Aim
Transcribe the material exactly. Images do not belong in the copy.

═══ Available data

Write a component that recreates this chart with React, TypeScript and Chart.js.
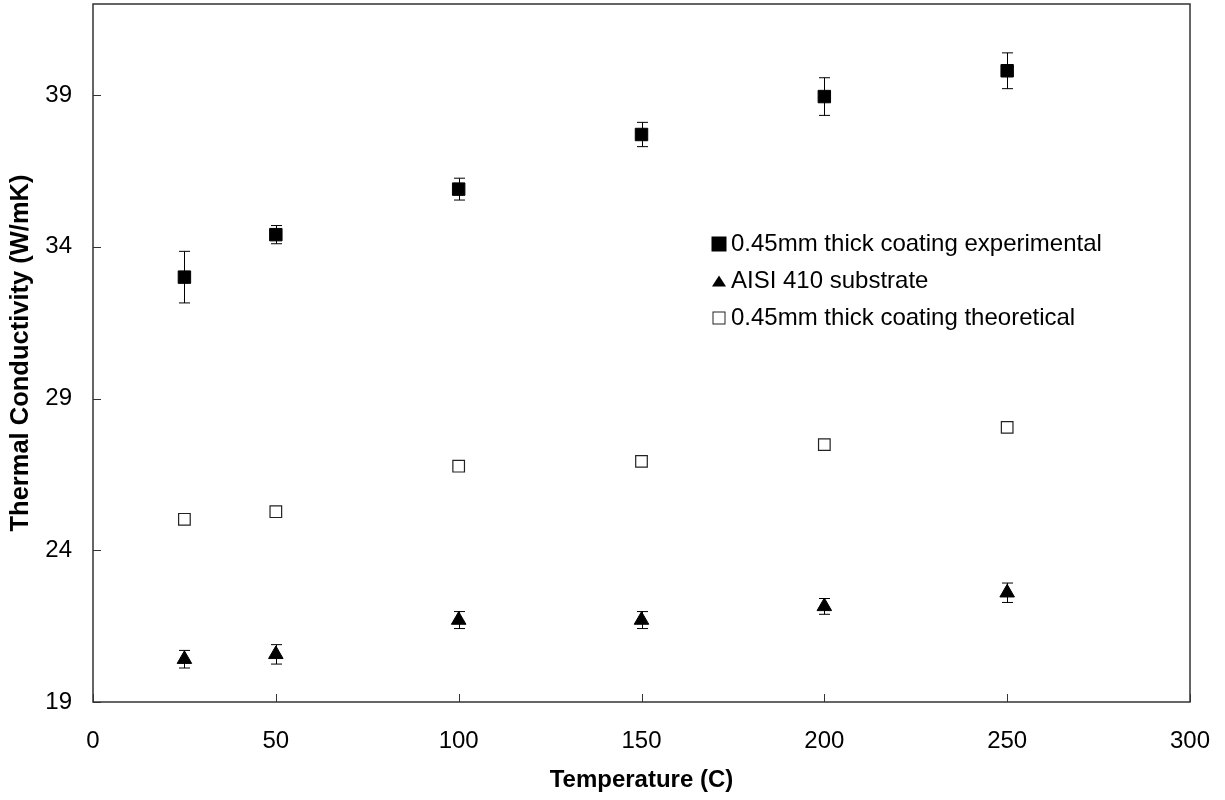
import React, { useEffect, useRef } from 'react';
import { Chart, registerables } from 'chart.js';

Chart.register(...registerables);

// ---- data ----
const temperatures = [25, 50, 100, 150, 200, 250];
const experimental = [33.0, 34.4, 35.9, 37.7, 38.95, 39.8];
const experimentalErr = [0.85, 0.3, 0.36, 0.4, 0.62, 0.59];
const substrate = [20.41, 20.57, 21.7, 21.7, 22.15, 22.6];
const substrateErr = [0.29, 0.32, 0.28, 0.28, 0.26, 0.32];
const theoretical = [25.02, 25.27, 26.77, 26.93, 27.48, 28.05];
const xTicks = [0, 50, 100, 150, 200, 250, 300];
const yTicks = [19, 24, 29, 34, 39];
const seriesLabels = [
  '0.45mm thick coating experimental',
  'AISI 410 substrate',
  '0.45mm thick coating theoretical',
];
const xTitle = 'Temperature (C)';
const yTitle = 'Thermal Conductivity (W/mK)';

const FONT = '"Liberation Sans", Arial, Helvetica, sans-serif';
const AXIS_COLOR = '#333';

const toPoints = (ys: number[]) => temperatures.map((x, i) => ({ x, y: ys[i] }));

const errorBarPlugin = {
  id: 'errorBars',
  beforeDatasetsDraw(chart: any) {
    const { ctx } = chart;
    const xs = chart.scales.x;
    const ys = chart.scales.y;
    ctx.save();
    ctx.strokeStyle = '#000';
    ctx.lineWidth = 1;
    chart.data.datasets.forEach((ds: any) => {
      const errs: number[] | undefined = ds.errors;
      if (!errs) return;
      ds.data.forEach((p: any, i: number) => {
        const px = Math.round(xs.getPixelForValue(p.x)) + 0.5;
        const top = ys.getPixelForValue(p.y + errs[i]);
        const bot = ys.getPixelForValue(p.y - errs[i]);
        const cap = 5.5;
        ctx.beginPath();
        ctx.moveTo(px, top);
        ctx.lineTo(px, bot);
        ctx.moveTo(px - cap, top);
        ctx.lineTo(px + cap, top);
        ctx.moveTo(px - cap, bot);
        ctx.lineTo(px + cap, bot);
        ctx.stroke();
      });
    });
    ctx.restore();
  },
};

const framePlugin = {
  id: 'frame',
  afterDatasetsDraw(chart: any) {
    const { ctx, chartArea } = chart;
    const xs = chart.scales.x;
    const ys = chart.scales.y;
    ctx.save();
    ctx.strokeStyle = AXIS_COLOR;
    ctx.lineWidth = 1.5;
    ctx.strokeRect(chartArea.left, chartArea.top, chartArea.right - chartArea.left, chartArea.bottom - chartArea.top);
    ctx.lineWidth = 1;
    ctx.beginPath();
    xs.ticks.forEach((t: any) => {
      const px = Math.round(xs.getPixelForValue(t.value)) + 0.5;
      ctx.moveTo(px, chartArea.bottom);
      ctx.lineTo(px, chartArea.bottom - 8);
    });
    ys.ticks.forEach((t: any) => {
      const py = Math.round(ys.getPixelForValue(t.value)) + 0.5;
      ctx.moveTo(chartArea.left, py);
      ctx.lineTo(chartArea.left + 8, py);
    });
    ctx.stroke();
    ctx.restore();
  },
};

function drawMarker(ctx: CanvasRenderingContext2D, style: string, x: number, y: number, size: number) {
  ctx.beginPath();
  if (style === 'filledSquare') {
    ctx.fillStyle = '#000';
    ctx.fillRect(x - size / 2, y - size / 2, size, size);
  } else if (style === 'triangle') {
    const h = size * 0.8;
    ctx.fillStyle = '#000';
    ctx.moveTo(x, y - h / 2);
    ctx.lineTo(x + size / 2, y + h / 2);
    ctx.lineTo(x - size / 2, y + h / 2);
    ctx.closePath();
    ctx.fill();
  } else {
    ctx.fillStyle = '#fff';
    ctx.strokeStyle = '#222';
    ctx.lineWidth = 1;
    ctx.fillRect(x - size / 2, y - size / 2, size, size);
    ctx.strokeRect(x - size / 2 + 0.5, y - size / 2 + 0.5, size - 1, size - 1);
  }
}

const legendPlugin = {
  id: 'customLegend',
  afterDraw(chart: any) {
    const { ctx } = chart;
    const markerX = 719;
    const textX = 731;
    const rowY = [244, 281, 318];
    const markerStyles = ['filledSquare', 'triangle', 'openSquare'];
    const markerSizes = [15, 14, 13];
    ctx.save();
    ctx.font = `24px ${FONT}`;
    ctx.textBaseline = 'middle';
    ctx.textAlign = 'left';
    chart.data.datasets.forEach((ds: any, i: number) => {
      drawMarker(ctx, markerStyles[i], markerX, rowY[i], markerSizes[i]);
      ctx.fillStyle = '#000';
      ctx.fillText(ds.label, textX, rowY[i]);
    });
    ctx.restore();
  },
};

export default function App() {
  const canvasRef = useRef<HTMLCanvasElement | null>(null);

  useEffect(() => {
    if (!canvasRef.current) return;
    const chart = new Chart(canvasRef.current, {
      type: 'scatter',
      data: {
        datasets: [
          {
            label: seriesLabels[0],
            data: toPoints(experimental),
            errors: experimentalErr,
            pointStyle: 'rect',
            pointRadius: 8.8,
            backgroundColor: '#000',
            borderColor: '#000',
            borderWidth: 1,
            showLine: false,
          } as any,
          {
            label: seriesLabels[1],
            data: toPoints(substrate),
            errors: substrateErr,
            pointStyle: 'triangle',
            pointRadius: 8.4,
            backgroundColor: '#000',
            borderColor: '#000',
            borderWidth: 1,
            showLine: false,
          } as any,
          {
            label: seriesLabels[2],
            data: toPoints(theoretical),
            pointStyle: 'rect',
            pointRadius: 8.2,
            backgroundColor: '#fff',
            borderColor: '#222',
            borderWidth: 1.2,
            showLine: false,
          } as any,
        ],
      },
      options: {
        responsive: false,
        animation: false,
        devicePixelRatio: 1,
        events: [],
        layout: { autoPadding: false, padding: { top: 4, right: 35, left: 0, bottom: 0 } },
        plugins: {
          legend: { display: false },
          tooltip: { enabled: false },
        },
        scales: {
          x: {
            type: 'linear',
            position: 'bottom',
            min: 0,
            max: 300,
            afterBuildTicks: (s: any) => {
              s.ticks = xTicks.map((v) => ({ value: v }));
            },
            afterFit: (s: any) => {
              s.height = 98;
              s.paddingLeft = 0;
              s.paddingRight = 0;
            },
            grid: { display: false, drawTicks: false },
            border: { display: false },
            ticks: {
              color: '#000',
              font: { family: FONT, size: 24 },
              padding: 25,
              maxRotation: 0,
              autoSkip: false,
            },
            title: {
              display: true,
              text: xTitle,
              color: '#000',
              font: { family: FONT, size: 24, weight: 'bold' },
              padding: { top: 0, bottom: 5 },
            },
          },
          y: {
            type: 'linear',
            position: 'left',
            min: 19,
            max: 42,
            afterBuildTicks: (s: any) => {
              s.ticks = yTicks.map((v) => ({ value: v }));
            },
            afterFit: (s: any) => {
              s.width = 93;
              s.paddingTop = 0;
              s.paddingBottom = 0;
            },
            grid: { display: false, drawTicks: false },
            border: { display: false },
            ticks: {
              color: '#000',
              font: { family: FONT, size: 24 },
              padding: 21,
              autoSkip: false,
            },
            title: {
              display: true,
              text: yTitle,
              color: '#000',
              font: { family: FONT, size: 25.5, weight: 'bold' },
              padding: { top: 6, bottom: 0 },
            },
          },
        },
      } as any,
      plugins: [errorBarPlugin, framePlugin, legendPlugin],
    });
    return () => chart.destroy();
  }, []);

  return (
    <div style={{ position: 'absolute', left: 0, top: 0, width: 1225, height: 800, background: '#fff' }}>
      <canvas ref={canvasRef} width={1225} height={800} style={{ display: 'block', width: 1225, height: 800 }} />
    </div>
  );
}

══════

Task response
Write a component that recreates this chart with React, TypeScript and Chart.js.
import React, { useEffect, useRef } from 'react';
import { Chart, registerables } from 'chart.js';

Chart.register(...registerables);

// ---- data ----
const temperatures = [25, 50, 100, 150, 200, 250];
const experimental = [33.0, 34.4, 35.9, 37.7, 38.95, 39.8];
const experimentalErr = [0.85, 0.3, 0.36, 0.4, 0.62, 0.59];
const substrate = [20.41, 20.57, 21.7, 21.7, 22.15, 22.6];
const substrateErr = [0.29, 0.32, 0.28, 0.28, 0.26, 0.32];
const theoretical = [25.02, 25.27, 26.77, 26.93, 27.48, 28.05];
const xTicks = [0, 50, 100, 150, 200, 250, 300];
const yTicks = [19, 24, 29, 34, 39];
const seriesLabels = [
  '0.45mm thick coating experimental',
  'AISI 410 substrate',
  '0.45mm thick coating theoretical',
];
const xTitle = 'Temperature (C)';
const yTitle = 'Thermal Conductivity (W/mK)';

const FONT = '"Liberation Sans", Arial, Helvetica, sans-serif';
const AXIS_COLOR = '#333';

const toPoints = (ys: number[]) => temperatures.map((x, i) => ({ x, y: ys[i] }));

const errorBarPlugin = {
  id: 'errorBars',
  beforeDatasetsDraw(chart: any) {
    const { ctx } = chart;
    const xs = chart.scales.x;
    const ys = chart.scales.y;
    ctx.save();
    ctx.strokeStyle = '#000';
    ctx.lineWidth = 1;
    chart.data.datasets.forEach((ds: any) => {
      const errs: number[] | undefined = ds.errors;
      if (!errs) return;
      ds.data.forEach((p: any, i: number) => {
        const px = Math.round(xs.getPixelForValue(p.x)) + 0.5;
        const top = ys.getPixelForValue(p.y + errs[i]);
        const bot = ys.getPixelForValue(p.y - errs[i]);
        const cap = 5.5;
        ctx.beginPath();
        ctx.moveTo(px, top);
        ctx.lineTo(px, bot);
        ctx.moveTo(px - cap, top);
        ctx.lineTo(px + cap, top);
        ctx.moveTo(px - cap, bot);
        ctx.lineTo(px + cap, bot);
        ctx.stroke();
      });
    });
    ctx.restore();
  },
};

const framePlugin = {
  id: 'frame',
  afterDatasetsDraw(chart: any) {
    const { ctx, chartArea } = chart;
    const xs = chart.scales.x;
    const ys = chart.scales.y;
    ctx.save();
    ctx.strokeStyle = AXIS_COLOR;
    ctx.lineWidth = 1.5;
    ctx.strokeRect(chartArea.left, chartArea.top, chartArea.right - chartArea.left, chartArea.bottom - chartArea.top);
    ctx.lineWidth = 1;
    ctx.beginPath();
    xs.ticks.forEach((t: any) => {
      const px = Math.round(xs.getPixelForValue(t.value)) + 0.5;
      ctx.moveTo(px, chartArea.bottom);
      ctx.lineTo(px, chartArea.bottom - 8);
    });
    ys.ticks.forEach((t: any) => {
      const py = Math.round(ys.getPixelForValue(t.value)) + 0.5;
      ctx.moveTo(chartArea.left, py);
      ctx.lineTo(chartArea.left + 8, py);
    });
    ctx.stroke();
    ctx.restore();
  },
};

function drawMarker(ctx: CanvasRenderingContext2D, style: string, x: number, y: number, size: number) {
  ctx.beginPath();
  if (style === 'filledSquare') {
    ctx.fillStyle = '#000';
    ctx.fillRect(x - size / 2, y - size / 2, size, size);
  } else if (style === 'triangle') {
    const h = size * 0.8;
    ctx.fillStyle = '#000';
    ctx.moveTo(x, y - h / 2);
    ctx.lineTo(x + size / 2, y + h / 2);
    ctx.lineTo(x - size / 2, y + h / 2);
    ctx.closePath();
    ctx.fill();
  } else {
    ctx.fillStyle = '#fff';
    ctx.strokeStyle = '#222';
    ctx.lineWidth = 1;
    ctx.fillRect(x - size / 2, y - size / 2, size, size);
    ctx.strokeRect(x - size / 2 + 0.5, y - size / 2 + 0.5, size - 1, size - 1);
  }
}

const legendPlugin = {
  id: 'customLegend',
  afterDraw(chart: any) {
    const { ctx } = chart;
    const markerX = 719;
    const textX = 731;
    const rowY = [244, 281, 318];
    const markerStyles = ['filledSquare', 'triangle', 'openSquare'];
    const markerSizes = [15, 14, 13];
    ctx.save();
    ctx.font = `24px ${FONT}`;
    ctx.textBaseline = 'middle';
    ctx.textAlign = 'left';
    chart.data.datasets.forEach((ds: any, i: number) => {
      drawMarker(ctx, markerStyles[i], markerX, rowY[i], markerSizes[i]);
      ctx.fillStyle = '#000';
      ctx.fillText(ds.label, textX, rowY[i]);
    });
    ctx.restore();
  },
};

export default function App() {
  const canvasRef = useRef<HTMLCanvasElement | null>(null);

  useEffect(() => {
    if (!canvasRef.current) return;
    const chart = new Chart(canvasRef.current, {
      type: 'scatter',
      data: {
        datasets: [
          {
            label: seriesLabels[0],
            data: toPoints(experimental),
            errors: experimentalErr,
            pointStyle: 'rect',
            pointRadius: 8.8,
            backgroundColor: '#000',
            borderColor: '#000',
            borderWidth: 1,
            showLine: false,
          } as any,
          {
            label: seriesLabels[1],
            data: toPoints(substrate),
            errors: substrateErr,
            pointStyle: 'triangle',
            pointRadius: 8.4,
            backgroundColor: '#000',
            borderColor: '#000',
            borderWidth: 1,
            showLine: false,
          } as any,
          {
            label: seriesLabels[2],
            data: toPoints(theoretical),
            pointStyle: 'rect',
            pointRadius: 8.2,
            backgroundColor: '#fff',
            borderColor: '#222',
            borderWidth: 1.2,
            showLine: false,
          } as any,
        ],
      },
      options: {
        responsive: false,
        animation: false,
        devicePixelRatio: 1,
        events: [],
        layout: { autoPadding: false, padding: { top: 4, right: 35, left: 0, bottom: 0 } },
        plugins: {
          legend: { display: false },
          tooltip: { enabled: false },
        },
        scales: {
          x: {
            type: 'linear',
            position: 'bottom',
            min: 0,
            max: 300,
            afterBuildTicks: (s: any) => {
              s.ticks = xTicks.map((v) => ({ value: v }));
            },
            afterFit: (s: any) => {
              s.height = 98;
              s.paddingLeft = 0;
              s.paddingRight = 0;
            },
            grid: { display: false, drawTicks: false },
            border: { display: false },
            ticks: {
              color: '#000',
              font: { family: FONT, size: 24 },
              padding: 25,
              maxRotation: 0,
              autoSkip: false,
            },
            title: {
              display: true,
              text: xTitle,
              color: '#000',
              font: { family: FONT, size: 24, weight: 'bold' },
              padding: { top: 0, bottom: 5 },
            },
          },
          y: {
            type: 'linear',
            position: 'left',
            min: 19,
            max: 42,
            afterBuildTicks: (s: any) => {
              s.ticks = yTicks.map((v) => ({ value: v }));
            },
            afterFit: (s: any) => {
              s.width = 93;
              s.paddingTop = 0;
              s.paddingBottom = 0;
            },
            grid: { display: false, drawTicks: false },
            border: { display: false },
            ticks: {
              color: '#000',
              font: { family: FONT, size: 24 },
              padding: 21,
              autoSkip: false,
            },
            title: {
              display: true,
              text: yTitle,
              color: '#000',
              font: { family: FONT, size: 25.5, weight: 'bold' },
              padding: { top: 6, bottom: 0 },
            },
          },
        },
      } as any,
      plugins: [errorBarPlugin, framePlugin, legendPlugin],
    });
    return () => chart.destroy();
  }, []);

  return (
    <div style={{ position: 'absolute', left: 0, top: 0, width: 1225, height: 800, background: '#fff' }}>
      <canvas ref={canvasRef} width={1225} height={800} style={{ display: 'block', width: 1225, height: 800 }} />
    </div>
  );
}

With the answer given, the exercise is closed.